Analysts have stated that emerging markets and developing countries will continue to drive global economic growth in the next few years.
Specifically, Nigeria, South Africa and some Asian countries have been increasingly named as some of the countries that have been attracting foreign investments.
The Research Specialist, Standard Bank Group London, Mr. Gadio Samir, noted this in a research material made available to our correspondent on Thursday.
According to him, the increase in local investments in Nigeria is mainly as a result of the global challenges as well including the Greek crises which have affected some global economies.
He said, “Our research has shown that inflow of funds into Nigeria, Kenya and some other emerging economies in the last few months is as a result of the higher returns the investors received from these emerging markets.
“It is clear that the risks from the sovereign debt overhang in the Euro zone will continue to undermine confidence in coming months.
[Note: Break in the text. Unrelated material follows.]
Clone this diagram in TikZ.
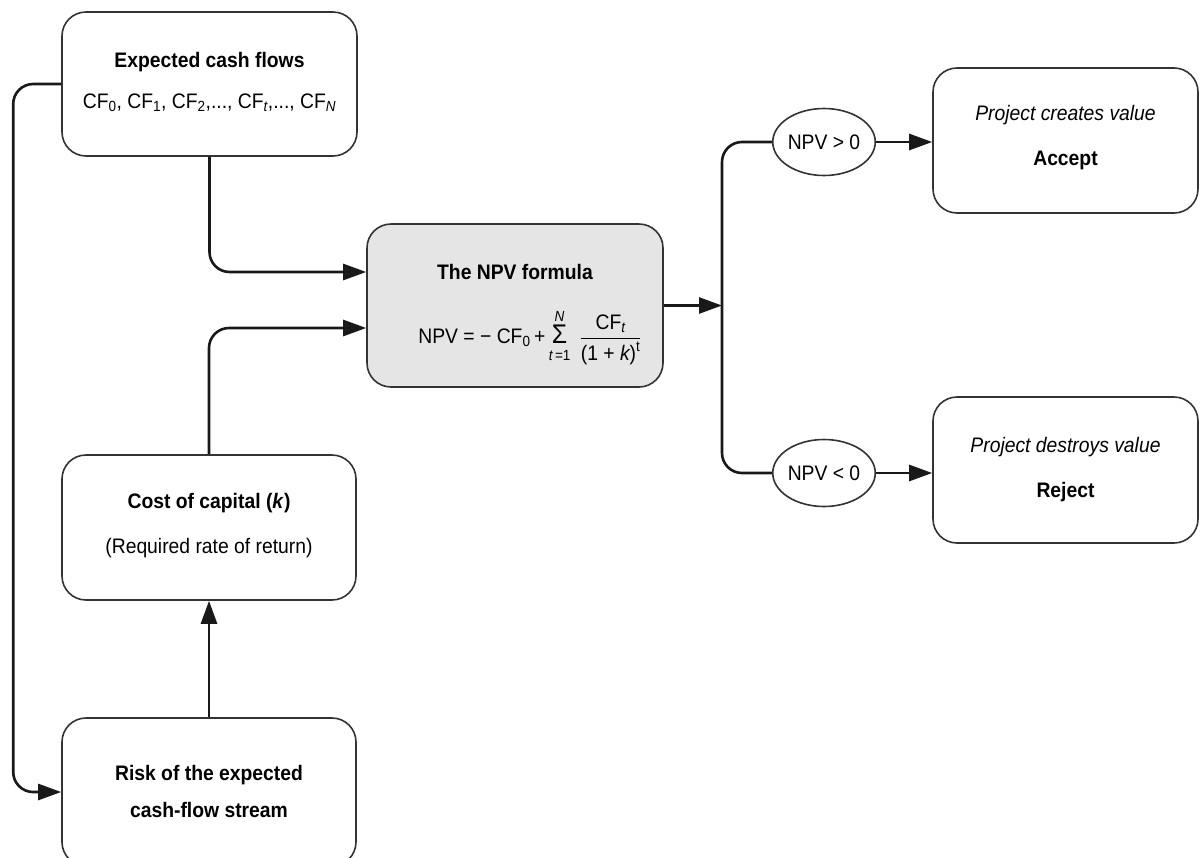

It is increasingly likely that Greece will exit the Euro, but the major concern is that other key countries (including Spain or even Italy) could see their cost of funding rise to unsustainable levels, these might be a plus for the emerging markets.”
Samir added that growth in private sector credit in Nigeria was hampered in 2010/2011 because of the accounting challenges that banks had to grapple with during that period.
He said, “Private sector credit growth was negative in 2010 and early 2011, but this mostly reflected an accounting exercise as the Asset Management Corporation of Nigeria acquired the Non-Performing Loans of the banks.
“Yet private sector lending accelerated rapidly in the second quarter of 2012, a trend also supported by favourable base effects in the time series in the first quarter of 2012.”
Analysts from Afrinvest West Africa Limited in their outlook for 2012 had said that policies such as the introduction of market making, securities lending, short selling and introduction of Exchange Traded Funds need to be accompanied with effective regulatory oversight.
The company in the report estimated a Gross Domestic Product growth rate of seven per cent and 7.5 per cent for the country’s economy in 2012 with increased contribution from the non-oil sector especially agriculture, telecoms and financial services.
“We expect the CBN’s banking sector reforms to berth in 2012, giving further impetus to bank lending particularly given the mild uptick in credit growth observed towards the end of 2011. We envisage less aggressive fiscal tightening measures in 2012 even as reduced government borrowing should bear positively on the domestic equity market,” they stated.